How much of a loss of US GDP would we expect if we follow through on the preferred strategy of the IPCC? Well, the US is “guilty” of putting about 25% of the world’s carbon in the air, so we are likely to have to face 25% of the costs of reducing it. That would mean about 1.75% per year in lost US output in order to do something that might have a beneficial impact environmentally. And we are proposing to do that voluntarily! This begs two obvious questions:

  1. Why do anything at all about the current “financial crisis”? After all, it promises to deliver the right amount of economic contraction if we just let it run its course. And if the contraction is too severe, consider that a downpayment on future emissions reductions.

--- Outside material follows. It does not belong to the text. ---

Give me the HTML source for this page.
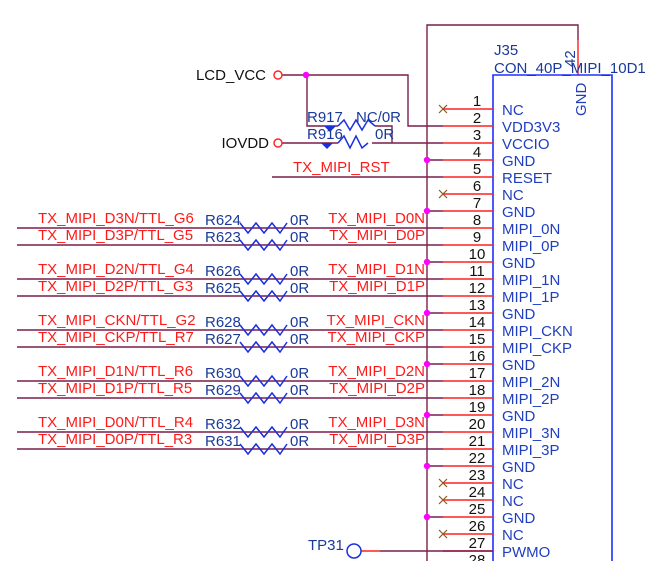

  2. How can we characterize the recession as a crisis and what the environmentalists are proposing as “responsible”? If you lose 1.7% of GDP involuntarily that is a crisis? But if you do it to yourself it is prudence? Apply that same logic to your money. If someone forces you to go to a casino and you lose $100, that is a crisis. But if you go of your own volition and lose that same $100 it is not? Well, in the latter scenario, not all of us are willing to go to Las Vegas under most any circumstances.